= REQUIRED TASK =
Find all the lines with "this" and gather them.

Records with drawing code
==============================

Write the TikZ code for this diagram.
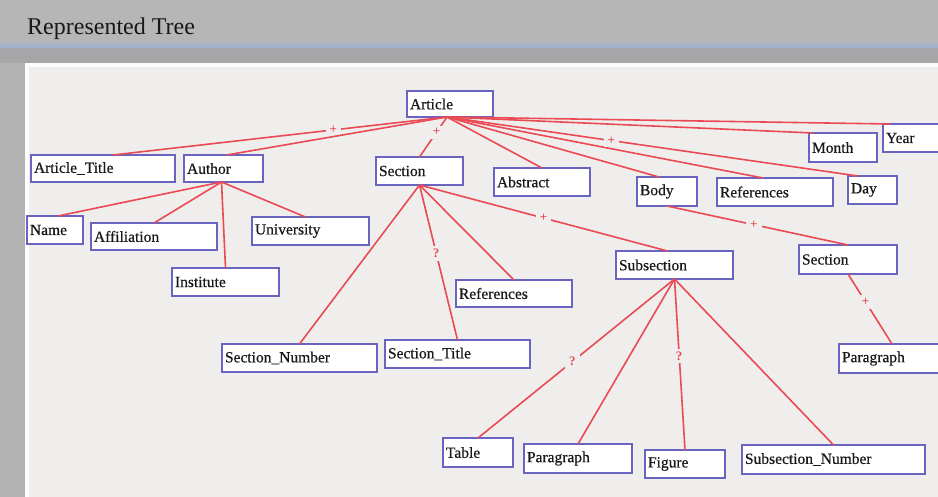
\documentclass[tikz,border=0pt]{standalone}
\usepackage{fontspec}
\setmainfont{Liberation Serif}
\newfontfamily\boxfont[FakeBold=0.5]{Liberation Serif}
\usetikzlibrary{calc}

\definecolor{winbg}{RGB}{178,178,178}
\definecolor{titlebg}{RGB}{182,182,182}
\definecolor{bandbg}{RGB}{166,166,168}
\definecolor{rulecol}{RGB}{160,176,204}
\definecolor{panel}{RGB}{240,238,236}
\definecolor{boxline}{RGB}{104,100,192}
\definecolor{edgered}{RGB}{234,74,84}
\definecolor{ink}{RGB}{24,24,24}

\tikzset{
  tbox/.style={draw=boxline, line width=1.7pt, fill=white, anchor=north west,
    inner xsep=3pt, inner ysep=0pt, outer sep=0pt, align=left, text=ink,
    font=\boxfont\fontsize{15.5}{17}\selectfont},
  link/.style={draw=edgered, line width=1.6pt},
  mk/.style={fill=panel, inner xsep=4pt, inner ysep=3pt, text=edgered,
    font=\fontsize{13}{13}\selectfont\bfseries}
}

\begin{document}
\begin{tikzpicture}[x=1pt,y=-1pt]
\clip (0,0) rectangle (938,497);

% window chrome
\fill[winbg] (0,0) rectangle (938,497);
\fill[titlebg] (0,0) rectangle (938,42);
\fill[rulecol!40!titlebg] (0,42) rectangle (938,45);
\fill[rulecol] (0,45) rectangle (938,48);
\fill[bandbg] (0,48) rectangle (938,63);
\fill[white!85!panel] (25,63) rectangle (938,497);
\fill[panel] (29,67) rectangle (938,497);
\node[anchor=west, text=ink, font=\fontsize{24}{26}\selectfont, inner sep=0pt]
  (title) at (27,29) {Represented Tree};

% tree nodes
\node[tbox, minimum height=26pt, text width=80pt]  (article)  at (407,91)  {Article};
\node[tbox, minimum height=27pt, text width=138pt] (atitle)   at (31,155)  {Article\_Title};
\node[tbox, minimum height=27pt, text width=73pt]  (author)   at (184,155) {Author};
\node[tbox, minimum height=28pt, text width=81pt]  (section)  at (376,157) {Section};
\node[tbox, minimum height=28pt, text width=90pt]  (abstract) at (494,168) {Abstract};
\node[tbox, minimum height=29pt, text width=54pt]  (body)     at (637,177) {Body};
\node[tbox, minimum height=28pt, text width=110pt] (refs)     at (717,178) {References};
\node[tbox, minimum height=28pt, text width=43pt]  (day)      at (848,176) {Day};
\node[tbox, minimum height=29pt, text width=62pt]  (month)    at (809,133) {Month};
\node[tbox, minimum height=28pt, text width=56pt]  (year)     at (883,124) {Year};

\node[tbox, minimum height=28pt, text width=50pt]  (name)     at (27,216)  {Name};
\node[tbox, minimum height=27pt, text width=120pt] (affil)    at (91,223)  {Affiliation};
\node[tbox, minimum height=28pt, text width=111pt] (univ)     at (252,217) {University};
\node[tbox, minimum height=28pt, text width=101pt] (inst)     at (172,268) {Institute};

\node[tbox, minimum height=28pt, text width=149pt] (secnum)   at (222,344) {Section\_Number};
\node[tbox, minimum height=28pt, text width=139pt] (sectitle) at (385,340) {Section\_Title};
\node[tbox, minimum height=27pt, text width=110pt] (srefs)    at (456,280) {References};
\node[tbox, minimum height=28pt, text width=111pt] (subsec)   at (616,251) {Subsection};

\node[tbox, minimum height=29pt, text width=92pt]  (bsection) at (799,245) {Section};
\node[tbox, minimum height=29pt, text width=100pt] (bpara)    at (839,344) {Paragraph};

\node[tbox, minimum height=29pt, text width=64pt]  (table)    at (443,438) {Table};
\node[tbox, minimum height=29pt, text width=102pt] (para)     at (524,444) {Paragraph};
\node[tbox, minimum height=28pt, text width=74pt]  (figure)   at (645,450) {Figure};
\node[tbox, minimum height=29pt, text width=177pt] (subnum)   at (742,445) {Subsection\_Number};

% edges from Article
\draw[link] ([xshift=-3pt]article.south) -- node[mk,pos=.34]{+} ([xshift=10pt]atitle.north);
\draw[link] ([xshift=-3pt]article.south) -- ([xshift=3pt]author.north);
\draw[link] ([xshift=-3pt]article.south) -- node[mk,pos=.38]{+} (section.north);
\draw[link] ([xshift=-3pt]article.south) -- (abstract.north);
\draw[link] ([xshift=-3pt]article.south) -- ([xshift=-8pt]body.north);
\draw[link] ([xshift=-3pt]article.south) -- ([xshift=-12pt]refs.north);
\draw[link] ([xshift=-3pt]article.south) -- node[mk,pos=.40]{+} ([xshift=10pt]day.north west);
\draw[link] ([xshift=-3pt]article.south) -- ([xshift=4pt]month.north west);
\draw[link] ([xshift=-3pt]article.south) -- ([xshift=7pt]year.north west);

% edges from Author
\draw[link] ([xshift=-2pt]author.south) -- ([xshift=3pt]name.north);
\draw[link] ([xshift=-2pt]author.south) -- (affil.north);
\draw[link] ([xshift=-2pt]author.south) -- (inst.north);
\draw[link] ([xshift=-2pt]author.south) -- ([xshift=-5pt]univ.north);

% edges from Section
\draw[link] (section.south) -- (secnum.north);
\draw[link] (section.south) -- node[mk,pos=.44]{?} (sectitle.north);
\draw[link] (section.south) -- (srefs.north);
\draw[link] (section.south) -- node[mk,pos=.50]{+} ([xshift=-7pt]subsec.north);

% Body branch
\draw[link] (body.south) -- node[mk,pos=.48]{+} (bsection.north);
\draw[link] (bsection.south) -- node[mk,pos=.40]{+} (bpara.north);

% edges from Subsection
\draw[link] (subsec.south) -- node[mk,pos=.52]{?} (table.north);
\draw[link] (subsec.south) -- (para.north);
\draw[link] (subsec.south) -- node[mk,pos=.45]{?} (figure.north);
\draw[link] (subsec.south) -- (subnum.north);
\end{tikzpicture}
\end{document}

==============================

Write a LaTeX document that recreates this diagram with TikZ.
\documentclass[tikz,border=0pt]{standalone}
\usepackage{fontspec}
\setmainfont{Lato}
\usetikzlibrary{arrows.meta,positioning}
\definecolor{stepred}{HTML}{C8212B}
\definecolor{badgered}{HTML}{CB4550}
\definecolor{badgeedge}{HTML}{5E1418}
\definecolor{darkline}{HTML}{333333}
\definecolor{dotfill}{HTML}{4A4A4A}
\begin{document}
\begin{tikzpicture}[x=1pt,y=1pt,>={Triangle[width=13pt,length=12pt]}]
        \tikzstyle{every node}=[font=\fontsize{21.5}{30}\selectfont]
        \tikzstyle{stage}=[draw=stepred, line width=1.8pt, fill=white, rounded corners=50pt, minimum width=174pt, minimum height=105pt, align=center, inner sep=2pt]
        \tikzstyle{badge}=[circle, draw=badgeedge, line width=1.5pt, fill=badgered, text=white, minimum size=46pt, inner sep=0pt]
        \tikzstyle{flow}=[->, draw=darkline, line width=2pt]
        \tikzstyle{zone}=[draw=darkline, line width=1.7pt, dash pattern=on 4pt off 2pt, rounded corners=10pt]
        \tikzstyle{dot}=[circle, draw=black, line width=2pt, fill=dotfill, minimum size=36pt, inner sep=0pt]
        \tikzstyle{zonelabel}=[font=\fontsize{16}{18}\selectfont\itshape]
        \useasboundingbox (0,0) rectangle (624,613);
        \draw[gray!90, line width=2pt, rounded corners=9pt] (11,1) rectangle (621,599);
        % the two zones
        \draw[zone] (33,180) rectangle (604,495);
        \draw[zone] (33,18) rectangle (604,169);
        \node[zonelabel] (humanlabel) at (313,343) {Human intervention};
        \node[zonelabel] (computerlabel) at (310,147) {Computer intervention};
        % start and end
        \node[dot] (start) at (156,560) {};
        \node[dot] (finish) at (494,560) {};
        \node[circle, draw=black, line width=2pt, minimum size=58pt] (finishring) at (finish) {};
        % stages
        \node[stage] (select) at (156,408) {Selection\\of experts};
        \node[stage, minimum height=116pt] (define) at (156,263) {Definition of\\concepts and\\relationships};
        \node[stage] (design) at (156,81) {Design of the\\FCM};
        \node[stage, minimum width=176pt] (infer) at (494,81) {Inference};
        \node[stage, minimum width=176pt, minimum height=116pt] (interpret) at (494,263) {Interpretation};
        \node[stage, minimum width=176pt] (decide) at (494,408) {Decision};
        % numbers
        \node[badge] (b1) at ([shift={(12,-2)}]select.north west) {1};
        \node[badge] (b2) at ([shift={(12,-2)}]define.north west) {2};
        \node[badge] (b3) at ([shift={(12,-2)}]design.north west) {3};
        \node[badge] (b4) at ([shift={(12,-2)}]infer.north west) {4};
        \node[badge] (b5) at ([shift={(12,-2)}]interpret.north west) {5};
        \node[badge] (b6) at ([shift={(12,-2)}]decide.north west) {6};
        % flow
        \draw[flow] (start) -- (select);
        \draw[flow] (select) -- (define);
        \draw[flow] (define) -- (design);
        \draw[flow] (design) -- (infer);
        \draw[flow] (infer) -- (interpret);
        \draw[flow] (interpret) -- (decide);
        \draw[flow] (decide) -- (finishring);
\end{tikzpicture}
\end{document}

==============================

= FULL ANSWER =
Write the TikZ code for this diagram.
Write a LaTeX document that recreates this diagram with TikZ.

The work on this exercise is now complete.